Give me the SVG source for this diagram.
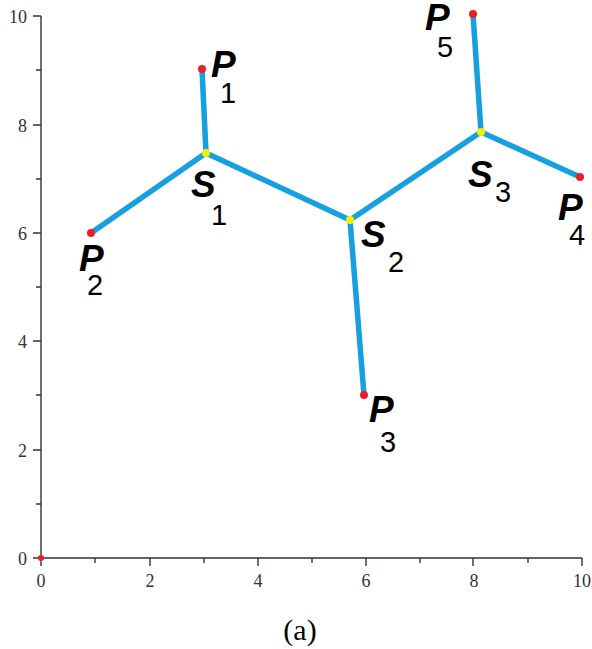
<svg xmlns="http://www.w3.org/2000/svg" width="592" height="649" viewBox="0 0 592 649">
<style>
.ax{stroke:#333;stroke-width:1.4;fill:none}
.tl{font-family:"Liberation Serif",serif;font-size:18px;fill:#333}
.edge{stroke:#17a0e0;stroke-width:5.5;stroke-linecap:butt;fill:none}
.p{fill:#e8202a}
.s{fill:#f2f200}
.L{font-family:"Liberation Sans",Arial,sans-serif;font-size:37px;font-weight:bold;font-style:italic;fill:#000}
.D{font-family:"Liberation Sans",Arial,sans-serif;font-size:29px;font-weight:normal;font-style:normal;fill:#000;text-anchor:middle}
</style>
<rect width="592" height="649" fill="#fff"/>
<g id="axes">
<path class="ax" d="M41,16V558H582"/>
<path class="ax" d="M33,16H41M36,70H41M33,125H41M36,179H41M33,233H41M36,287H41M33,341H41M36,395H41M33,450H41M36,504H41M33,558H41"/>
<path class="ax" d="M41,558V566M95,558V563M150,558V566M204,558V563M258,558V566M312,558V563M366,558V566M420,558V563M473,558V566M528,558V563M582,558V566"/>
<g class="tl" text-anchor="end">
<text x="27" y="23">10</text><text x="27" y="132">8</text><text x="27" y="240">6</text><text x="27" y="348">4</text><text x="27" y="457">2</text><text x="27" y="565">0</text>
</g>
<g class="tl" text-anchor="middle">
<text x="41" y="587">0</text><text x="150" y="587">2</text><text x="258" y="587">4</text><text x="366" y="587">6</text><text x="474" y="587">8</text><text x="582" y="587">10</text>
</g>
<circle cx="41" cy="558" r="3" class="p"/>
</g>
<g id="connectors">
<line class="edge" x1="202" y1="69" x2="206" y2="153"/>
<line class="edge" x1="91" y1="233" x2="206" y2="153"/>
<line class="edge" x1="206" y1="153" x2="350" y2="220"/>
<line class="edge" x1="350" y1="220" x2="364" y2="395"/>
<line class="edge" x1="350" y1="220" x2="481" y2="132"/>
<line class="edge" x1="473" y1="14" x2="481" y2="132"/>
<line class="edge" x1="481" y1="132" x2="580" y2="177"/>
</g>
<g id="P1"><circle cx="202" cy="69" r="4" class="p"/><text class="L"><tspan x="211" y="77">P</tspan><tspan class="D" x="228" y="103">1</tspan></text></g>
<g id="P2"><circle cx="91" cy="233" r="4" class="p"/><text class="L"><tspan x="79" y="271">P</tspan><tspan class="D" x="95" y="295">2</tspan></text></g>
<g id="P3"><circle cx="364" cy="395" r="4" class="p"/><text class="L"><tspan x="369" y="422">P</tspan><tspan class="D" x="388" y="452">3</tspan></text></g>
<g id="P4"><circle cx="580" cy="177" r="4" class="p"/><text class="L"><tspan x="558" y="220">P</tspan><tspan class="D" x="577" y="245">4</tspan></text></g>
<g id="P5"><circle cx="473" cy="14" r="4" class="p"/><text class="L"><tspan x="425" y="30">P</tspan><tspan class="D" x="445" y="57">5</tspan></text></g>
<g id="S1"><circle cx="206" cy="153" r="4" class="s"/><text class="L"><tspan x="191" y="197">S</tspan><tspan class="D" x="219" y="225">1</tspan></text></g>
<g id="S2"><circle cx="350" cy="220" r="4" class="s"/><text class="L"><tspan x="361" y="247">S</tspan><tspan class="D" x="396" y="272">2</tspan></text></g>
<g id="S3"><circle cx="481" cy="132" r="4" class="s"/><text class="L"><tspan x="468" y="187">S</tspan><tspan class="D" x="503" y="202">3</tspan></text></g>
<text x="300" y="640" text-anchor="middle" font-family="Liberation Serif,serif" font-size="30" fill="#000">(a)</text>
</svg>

※

▸ **What is needed**
Quote the material in full and exactly; do not carry over its pictures.

▸ **Solution to this problem**
Give me the SVG source for this diagram.
<svg xmlns="http://www.w3.org/2000/svg" width="592" height="649" viewBox="0 0 592 649">
<style>
.ax{stroke:#333;stroke-width:1.4;fill:none}
.tl{font-family:"Liberation Serif",serif;font-size:18px;fill:#333}
.edge{stroke:#17a0e0;stroke-width:5.5;stroke-linecap:butt;fill:none}
.p{fill:#e8202a}
.s{fill:#f2f200}
.L{font-family:"Liberation Sans",Arial,sans-serif;font-size:37px;font-weight:bold;font-style:italic;fill:#000}
.D{font-family:"Liberation Sans",Arial,sans-serif;font-size:29px;font-weight:normal;font-style:normal;fill:#000;text-anchor:middle}
</style>
<rect width="592" height="649" fill="#fff"/>
<g id="axes">
<path class="ax" d="M41,16V558H582"/>
<path class="ax" d="M33,16H41M36,70H41M33,125H41M36,179H41M33,233H41M36,287H41M33,341H41M36,395H41M33,450H41M36,504H41M33,558H41"/>
<path class="ax" d="M41,558V566M95,558V563M150,558V566M204,558V563M258,558V566M312,558V563M366,558V566M420,558V563M473,558V566M528,558V563M582,558V566"/>
<g class="tl" text-anchor="end">
<text x="27" y="23">10</text><text x="27" y="132">8</text><text x="27" y="240">6</text><text x="27" y="348">4</text><text x="27" y="457">2</text><text x="27" y="565">0</text>
</g>
<g class="tl" text-anchor="middle">
<text x="41" y="587">0</text><text x="150" y="587">2</text><text x="258" y="587">4</text><text x="366" y="587">6</text><text x="474" y="587">8</text><text x="582" y="587">10</text>
</g>
<circle cx="41" cy="558" r="3" class="p"/>
</g>
<g id="connectors">
<line class="edge" x1="202" y1="69" x2="206" y2="153"/>
<line class="edge" x1="91" y1="233" x2="206" y2="153"/>
<line class="edge" x1="206" y1="153" x2="350" y2="220"/>
<line class="edge" x1="350" y1="220" x2="364" y2="395"/>
<line class="edge" x1="350" y1="220" x2="481" y2="132"/>
<line class="edge" x1="473" y1="14" x2="481" y2="132"/>
<line class="edge" x1="481" y1="132" x2="580" y2="177"/>
</g>
<g id="P1"><circle cx="202" cy="69" r="4" class="p"/><text class="L"><tspan x="211" y="77">P</tspan><tspan class="D" x="228" y="103">1</tspan></text></g>
<g id="P2"><circle cx="91" cy="233" r="4" class="p"/><text class="L"><tspan x="79" y="271">P</tspan><tspan class="D" x="95" y="295">2</tspan></text></g>
<g id="P3"><circle cx="364" cy="395" r="4" class="p"/><text class="L"><tspan x="369" y="422">P</tspan><tspan class="D" x="388" y="452">3</tspan></text></g>
<g id="P4"><circle cx="580" cy="177" r="4" class="p"/><text class="L"><tspan x="558" y="220">P</tspan><tspan class="D" x="577" y="245">4</tspan></text></g>
<g id="P5"><circle cx="473" cy="14" r="4" class="p"/><text class="L"><tspan x="425" y="30">P</tspan><tspan class="D" x="445" y="57">5</tspan></text></g>
<g id="S1"><circle cx="206" cy="153" r="4" class="s"/><text class="L"><tspan x="191" y="197">S</tspan><tspan class="D" x="219" y="225">1</tspan></text></g>
<g id="S2"><circle cx="350" cy="220" r="4" class="s"/><text class="L"><tspan x="361" y="247">S</tspan><tspan class="D" x="396" y="272">2</tspan></text></g>
<g id="S3"><circle cx="481" cy="132" r="4" class="s"/><text class="L"><tspan x="468" y="187">S</tspan><tspan class="D" x="503" y="202">3</tspan></text></g>
<text x="300" y="640" text-anchor="middle" font-family="Liberation Serif,serif" font-size="30" fill="#000">(a)</text>
</svg>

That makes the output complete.